Count how many lines mention the word "Give". Write that number alone.

## Source code of charts
++++++++++

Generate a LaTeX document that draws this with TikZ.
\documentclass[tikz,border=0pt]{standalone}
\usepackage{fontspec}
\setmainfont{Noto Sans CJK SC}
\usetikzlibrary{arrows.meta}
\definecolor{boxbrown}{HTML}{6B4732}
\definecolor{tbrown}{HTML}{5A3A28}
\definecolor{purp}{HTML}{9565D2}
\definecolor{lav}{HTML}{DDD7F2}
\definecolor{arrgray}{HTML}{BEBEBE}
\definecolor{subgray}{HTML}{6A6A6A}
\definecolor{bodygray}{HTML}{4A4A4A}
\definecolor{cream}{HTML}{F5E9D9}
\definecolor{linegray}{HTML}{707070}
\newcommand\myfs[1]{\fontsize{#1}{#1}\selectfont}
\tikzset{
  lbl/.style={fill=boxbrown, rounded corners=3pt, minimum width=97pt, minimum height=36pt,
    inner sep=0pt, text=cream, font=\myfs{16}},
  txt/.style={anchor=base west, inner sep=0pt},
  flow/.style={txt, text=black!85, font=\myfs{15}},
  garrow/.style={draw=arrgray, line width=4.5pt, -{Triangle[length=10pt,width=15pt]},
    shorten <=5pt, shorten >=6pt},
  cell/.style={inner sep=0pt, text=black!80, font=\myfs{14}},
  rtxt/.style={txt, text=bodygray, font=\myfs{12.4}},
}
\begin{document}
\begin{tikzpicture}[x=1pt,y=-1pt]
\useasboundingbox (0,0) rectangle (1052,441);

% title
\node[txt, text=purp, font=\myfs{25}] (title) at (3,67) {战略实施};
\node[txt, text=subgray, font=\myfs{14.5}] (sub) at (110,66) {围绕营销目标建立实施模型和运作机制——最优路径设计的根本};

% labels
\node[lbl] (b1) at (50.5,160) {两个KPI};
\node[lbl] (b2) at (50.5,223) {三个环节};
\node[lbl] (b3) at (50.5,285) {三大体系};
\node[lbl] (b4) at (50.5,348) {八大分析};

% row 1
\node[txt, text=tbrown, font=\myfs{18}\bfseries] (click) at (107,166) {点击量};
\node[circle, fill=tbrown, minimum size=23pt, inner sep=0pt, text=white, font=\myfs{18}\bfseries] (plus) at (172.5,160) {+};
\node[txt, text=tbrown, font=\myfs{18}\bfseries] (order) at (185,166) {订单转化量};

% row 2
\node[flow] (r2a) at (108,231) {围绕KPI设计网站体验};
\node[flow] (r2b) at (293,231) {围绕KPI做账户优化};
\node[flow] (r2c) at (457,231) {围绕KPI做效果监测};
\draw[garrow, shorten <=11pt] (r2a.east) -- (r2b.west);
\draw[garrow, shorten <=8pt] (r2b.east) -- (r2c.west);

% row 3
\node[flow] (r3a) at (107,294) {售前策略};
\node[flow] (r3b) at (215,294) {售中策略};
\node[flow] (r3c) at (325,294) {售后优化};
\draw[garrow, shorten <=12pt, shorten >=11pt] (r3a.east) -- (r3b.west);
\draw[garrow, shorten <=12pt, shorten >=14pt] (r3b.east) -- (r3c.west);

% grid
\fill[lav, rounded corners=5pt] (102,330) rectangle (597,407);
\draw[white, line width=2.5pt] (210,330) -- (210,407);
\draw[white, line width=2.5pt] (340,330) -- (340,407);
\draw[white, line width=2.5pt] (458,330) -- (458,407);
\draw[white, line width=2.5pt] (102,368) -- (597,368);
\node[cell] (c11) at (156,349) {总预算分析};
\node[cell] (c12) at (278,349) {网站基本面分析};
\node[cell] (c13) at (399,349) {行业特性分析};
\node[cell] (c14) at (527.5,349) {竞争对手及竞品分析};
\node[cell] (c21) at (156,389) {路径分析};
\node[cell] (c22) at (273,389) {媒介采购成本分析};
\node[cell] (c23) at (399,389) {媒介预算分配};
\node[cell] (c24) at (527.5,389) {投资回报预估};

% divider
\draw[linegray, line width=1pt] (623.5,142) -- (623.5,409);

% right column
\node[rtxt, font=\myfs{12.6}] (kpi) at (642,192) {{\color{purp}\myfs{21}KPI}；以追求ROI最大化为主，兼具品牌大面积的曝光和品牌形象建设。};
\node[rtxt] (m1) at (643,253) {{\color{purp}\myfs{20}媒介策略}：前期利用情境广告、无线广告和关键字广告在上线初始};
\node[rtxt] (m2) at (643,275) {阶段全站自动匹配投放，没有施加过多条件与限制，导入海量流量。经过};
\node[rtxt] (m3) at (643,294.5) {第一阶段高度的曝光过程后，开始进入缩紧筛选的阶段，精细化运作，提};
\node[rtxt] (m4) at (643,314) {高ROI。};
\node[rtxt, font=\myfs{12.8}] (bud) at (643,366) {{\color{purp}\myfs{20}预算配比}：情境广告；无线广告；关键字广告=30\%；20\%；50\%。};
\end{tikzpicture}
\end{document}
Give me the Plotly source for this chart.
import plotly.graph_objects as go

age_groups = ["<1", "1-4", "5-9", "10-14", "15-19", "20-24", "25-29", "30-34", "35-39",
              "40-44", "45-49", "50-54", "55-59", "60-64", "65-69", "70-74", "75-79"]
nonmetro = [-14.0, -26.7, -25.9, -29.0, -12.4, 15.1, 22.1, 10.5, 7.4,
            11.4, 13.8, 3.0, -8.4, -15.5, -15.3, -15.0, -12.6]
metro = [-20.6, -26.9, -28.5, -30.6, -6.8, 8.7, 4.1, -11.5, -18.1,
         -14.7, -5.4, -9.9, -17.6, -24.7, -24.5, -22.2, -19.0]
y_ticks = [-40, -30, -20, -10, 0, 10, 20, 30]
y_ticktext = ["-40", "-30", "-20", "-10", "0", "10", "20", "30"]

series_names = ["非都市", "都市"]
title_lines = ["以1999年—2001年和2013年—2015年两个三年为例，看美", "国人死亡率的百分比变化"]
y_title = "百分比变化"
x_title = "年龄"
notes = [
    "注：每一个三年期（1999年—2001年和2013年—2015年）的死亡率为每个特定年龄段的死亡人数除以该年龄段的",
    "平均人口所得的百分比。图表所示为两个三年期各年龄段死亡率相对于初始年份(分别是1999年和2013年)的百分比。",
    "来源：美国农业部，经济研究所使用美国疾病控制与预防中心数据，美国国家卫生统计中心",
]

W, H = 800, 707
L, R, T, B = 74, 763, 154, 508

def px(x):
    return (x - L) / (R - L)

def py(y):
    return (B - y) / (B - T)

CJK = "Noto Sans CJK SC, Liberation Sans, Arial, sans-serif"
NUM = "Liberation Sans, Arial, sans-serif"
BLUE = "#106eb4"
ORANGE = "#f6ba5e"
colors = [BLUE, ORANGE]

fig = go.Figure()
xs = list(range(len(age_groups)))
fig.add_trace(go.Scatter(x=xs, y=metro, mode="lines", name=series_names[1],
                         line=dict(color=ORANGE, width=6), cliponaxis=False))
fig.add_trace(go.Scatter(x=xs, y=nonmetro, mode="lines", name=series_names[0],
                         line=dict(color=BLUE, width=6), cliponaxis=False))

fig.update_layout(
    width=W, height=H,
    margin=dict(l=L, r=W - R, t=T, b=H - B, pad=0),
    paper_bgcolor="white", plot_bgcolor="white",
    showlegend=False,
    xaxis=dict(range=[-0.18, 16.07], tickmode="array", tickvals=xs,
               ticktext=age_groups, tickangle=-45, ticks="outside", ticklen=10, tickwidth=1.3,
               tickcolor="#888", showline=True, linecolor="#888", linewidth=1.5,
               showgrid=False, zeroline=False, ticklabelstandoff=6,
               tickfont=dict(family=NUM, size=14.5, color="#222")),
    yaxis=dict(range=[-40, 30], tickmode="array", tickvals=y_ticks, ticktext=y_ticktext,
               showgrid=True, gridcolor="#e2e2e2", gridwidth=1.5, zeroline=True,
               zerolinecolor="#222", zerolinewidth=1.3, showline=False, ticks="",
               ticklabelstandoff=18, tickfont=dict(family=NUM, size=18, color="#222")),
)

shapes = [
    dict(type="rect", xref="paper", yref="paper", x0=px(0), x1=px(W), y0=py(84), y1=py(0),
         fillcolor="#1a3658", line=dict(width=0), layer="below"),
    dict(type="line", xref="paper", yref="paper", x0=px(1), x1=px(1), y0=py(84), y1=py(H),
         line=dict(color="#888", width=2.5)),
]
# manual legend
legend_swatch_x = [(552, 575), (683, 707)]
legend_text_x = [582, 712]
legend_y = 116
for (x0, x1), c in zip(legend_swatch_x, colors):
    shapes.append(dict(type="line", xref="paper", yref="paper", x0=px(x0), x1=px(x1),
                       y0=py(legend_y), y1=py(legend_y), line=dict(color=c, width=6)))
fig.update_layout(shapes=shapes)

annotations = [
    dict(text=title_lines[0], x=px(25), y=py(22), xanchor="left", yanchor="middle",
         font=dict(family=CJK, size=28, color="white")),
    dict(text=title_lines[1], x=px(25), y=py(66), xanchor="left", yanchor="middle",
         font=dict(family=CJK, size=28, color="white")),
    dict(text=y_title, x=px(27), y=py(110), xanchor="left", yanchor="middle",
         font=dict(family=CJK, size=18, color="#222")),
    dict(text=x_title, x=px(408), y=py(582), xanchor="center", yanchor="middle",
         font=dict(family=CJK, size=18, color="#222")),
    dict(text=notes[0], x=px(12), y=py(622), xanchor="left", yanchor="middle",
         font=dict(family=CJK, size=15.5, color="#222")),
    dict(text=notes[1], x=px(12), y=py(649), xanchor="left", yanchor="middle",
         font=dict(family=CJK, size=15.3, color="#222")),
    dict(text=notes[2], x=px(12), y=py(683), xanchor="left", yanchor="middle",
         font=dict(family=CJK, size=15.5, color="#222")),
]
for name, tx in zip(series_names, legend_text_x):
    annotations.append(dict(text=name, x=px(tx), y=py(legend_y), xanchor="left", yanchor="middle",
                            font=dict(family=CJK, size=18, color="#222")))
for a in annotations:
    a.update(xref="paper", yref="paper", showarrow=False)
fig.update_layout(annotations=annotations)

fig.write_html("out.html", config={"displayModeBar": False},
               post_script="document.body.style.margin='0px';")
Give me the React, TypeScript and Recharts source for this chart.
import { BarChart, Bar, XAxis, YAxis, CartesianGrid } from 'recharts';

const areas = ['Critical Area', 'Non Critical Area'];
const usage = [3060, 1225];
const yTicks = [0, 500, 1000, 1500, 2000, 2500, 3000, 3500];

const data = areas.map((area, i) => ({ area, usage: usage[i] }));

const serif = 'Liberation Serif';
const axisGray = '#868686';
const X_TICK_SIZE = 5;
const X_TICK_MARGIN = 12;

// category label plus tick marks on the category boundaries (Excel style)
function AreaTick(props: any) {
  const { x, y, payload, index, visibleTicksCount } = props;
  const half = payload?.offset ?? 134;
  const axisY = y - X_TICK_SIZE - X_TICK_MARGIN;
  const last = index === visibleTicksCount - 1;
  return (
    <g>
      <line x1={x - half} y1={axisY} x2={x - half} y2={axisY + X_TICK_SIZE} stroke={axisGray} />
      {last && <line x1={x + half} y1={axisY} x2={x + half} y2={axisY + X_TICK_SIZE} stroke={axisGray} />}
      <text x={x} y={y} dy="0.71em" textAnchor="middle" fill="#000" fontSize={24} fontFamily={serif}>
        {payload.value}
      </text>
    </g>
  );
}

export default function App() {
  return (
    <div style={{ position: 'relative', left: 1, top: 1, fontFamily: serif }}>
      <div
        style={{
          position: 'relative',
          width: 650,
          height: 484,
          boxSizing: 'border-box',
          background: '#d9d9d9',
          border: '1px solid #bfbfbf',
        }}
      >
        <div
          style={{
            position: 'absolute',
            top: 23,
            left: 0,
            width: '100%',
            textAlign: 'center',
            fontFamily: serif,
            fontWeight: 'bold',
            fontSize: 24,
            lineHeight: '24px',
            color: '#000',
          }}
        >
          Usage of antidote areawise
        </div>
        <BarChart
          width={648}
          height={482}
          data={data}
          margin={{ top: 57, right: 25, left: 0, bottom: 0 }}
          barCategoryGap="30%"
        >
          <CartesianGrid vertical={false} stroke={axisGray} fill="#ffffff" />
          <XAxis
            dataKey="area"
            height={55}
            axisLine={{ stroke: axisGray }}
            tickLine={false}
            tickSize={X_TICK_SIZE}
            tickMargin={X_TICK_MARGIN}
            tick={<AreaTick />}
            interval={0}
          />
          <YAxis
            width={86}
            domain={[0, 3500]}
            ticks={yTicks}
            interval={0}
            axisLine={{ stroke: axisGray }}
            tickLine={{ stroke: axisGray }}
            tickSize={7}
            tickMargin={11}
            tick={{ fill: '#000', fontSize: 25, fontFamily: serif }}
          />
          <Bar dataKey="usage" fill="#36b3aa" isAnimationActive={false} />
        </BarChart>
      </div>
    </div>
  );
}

++++++++++

## Answer to the exercise
2